The privileges of the representative are these: he may prefer one creditor to another of equal degree;. he may retain a debt owing to him from the deceased as against other creditors of equal degree (see Retainer); he may reimburse himself out of the estate all expenses incurred in the execution of his trust.
An executor de son tort is one who, without any title to do so, wrongfully intermeddles with the assets of the deceased, dealing with them in such a way as to hold himself out as executor. In such a case he is subject to all the liabilities of an executor, and can claim none of the privileges. He may be treated by the creditor as the executor, and, if he is really assuming to act as executor, creditors and legatees will get a good title from him, but he is liable to be sued by the rightful representative for damages for interfering with the property of the deceased.
Executor in Scots law is amore extensive term than in English.

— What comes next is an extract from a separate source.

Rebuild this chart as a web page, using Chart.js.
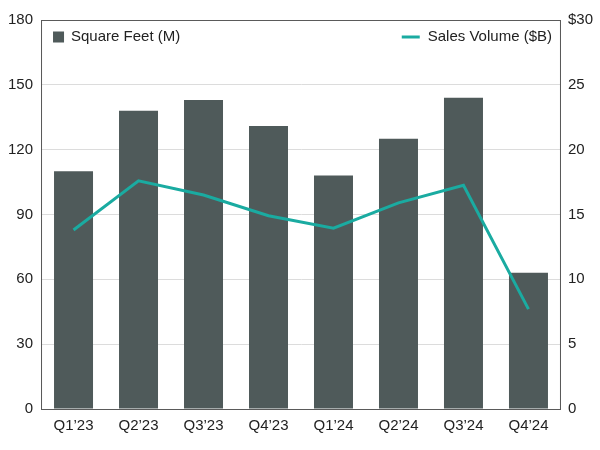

He is either nominative or dative, the latter appointed by the court and corresponding in most respects to the English administrator. Caution is required from the latter, not from the former. By the common law doctrine of passive representation the heir or executor was liable to be sued for implement of the deceased's obligations. The Roman principle of beneficium inventarii was first introduced by an act of 1695. As the law at present stands, the heir or executor is liable only to the value of the succession, except where there has been vitious intromission in movables, and in gestio pro haerede (behaviour as heir) and other cases in heritables. The present inventory duty on succession to movables and heritables depends on the Finance Acts 1894-1909 (see Estate Duty). In England the executor is bound to pay the debts of the deceased in a certain order, but in Scotland they all rank pari passu except privileged debts (see Privilege).
Authorities.-R. L. Vaughan Williams, The Law of Executors and Administrators; W. G. Walker, Compendium on the Law of Executors and Administrators; James Schouler, Law of Executors and Administrators (3rd ed., Boston, 1901).